En revanche, la validation de la disposition relative aux constructions nouvelles est plus surprenante. La Cour administrative d’appel de Douai en admet la légalité au motif que « la seule réalisation dans un quartier urbain d’un ou plusieurs bâtiments qui est une simple opération de construction ou l’agrandissement d’une construction existante même isolée ne peut être regardée comme constituant une extension de l’urbanisation » (point 33 de l’arrêt).
Ce principe est emprunté à la jurisprudence « Soleil d’Or » (CE, 7 février 2005, n° 264315, Société Soleil d’or et Commune de Menton) qui admet qu’une construction qui n’étend pas un périmètre bâti ou qui n’en modifie pas les caractéristiques n’entraîne pas une extension de l’urbanisation. L’arrêt « Soleil d’Or » concerne toutefois l’extension de l’urbanisation dans les espaces proches du rivage au sens de l’article L.121-13 du code de l’urbanisme et non pas l’extension de l’urbanisation en continuité ou un village existant au sens de l’article L.121-8 du même code. Le blog a commenté un récent arrêt de la Cour administrative d’appel de Nantes en la matière. Au sens de ces dernières dispositions, toute construction nouvelle, même entourée d’autres constructions, constitue une extension de l’urbanisation qui n’est légale que si elle est en continuité d’une agglomération ou d’un village (CAA Lyon, 3 mai 2018, n° 16LY02292, Communauté de communes des sources du lac d’Annecy). La Cour administrative d’appel de Nantes avait pour sa part jugé qu’un SCOT ne pouvait pas autoriser de constructions nouvelles dans des espaces n’étant pas qualifiés d’agglomération ou de village (CAA Nantes, 29 août 2019, n° 18NT02494, Communauté de communes de la Presqu’île de Crozon et de l’Aulne maritime, point 5).
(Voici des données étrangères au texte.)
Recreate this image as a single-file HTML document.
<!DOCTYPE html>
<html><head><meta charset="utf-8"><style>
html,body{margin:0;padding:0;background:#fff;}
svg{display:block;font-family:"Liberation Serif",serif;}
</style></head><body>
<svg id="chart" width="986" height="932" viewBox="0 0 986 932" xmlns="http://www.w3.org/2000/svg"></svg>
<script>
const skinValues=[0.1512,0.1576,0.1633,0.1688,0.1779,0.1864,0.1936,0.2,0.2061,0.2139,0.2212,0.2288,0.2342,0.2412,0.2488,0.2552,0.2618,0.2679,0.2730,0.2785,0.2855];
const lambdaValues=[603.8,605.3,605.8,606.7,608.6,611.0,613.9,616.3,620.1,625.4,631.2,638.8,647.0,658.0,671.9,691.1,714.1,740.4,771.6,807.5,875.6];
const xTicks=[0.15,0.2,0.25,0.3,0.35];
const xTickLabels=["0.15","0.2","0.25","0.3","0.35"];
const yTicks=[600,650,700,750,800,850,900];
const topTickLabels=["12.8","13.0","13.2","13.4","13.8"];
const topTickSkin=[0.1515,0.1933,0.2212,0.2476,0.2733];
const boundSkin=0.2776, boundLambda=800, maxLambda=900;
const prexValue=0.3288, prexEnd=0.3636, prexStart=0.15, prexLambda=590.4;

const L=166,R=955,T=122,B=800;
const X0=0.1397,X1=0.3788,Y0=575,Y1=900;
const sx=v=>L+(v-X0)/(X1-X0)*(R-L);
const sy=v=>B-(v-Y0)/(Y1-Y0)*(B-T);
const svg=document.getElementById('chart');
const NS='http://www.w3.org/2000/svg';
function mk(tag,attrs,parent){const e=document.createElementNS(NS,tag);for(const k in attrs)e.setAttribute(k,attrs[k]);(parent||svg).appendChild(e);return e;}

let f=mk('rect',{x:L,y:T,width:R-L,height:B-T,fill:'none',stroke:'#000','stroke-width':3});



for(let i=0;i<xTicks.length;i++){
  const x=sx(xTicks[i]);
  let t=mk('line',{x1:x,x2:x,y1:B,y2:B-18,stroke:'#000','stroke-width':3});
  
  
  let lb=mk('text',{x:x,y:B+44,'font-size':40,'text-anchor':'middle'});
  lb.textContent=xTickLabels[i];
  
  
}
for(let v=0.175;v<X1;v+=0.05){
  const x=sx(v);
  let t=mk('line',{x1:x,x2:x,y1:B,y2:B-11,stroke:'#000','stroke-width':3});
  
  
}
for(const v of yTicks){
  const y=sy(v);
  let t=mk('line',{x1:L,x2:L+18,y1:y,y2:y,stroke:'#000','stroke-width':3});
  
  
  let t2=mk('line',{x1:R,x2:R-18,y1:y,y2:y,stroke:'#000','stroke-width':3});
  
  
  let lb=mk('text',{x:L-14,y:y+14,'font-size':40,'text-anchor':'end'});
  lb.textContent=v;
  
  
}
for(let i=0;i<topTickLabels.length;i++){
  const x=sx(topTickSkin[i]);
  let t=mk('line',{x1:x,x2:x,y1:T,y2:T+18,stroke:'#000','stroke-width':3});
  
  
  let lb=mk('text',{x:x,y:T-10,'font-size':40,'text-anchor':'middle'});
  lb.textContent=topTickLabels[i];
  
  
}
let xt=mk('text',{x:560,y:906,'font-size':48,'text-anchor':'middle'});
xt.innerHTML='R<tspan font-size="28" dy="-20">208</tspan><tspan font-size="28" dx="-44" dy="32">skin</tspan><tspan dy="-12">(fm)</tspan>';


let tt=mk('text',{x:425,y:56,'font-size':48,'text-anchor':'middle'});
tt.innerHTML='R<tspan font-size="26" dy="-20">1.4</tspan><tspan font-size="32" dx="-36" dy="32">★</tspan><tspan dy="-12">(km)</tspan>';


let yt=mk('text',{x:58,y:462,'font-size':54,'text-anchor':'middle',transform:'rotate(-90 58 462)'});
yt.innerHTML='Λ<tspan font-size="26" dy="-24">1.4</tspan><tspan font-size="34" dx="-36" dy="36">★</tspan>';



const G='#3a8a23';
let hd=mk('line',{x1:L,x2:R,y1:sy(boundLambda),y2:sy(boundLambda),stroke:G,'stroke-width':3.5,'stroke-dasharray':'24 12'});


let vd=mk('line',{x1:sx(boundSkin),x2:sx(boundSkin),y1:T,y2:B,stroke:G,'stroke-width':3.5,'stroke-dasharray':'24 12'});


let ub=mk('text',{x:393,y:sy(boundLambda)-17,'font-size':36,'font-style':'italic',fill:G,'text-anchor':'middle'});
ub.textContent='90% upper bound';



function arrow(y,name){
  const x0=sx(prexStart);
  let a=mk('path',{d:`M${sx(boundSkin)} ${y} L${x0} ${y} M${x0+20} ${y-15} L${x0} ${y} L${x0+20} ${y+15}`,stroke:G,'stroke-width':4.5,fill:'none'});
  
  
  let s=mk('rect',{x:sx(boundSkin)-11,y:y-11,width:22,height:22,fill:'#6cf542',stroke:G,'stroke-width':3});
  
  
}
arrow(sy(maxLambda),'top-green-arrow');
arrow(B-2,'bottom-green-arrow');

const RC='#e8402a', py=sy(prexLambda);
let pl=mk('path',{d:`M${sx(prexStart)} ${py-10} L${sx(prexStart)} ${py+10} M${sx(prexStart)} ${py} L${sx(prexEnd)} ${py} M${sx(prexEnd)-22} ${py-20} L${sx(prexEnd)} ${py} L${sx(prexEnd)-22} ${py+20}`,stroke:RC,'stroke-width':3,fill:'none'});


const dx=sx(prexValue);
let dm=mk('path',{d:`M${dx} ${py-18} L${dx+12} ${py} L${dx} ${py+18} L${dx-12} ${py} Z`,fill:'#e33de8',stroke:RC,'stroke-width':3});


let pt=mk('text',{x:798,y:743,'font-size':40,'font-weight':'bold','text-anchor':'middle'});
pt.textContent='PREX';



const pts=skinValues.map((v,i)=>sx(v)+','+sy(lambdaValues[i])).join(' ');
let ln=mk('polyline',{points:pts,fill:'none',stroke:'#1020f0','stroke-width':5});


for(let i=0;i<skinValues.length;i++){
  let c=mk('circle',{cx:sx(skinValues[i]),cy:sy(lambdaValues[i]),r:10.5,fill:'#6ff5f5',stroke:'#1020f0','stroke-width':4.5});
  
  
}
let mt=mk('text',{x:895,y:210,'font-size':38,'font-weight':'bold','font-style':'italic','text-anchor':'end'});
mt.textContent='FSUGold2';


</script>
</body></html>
Si certains points de l’arrêt posent question, la décision de la Cour administrative d’appel de Douai relative au SCOT du pays maritime et rural du Montreuillois apporte une utile contribution à l’analyse du rapport de compatibilité entre les SCOT et la loi Littoral. Cette question devient essentielle alors que la loi ELAN a confirmé le rôle central du SCOT dans la mise en oeuvre de la loi Littoral.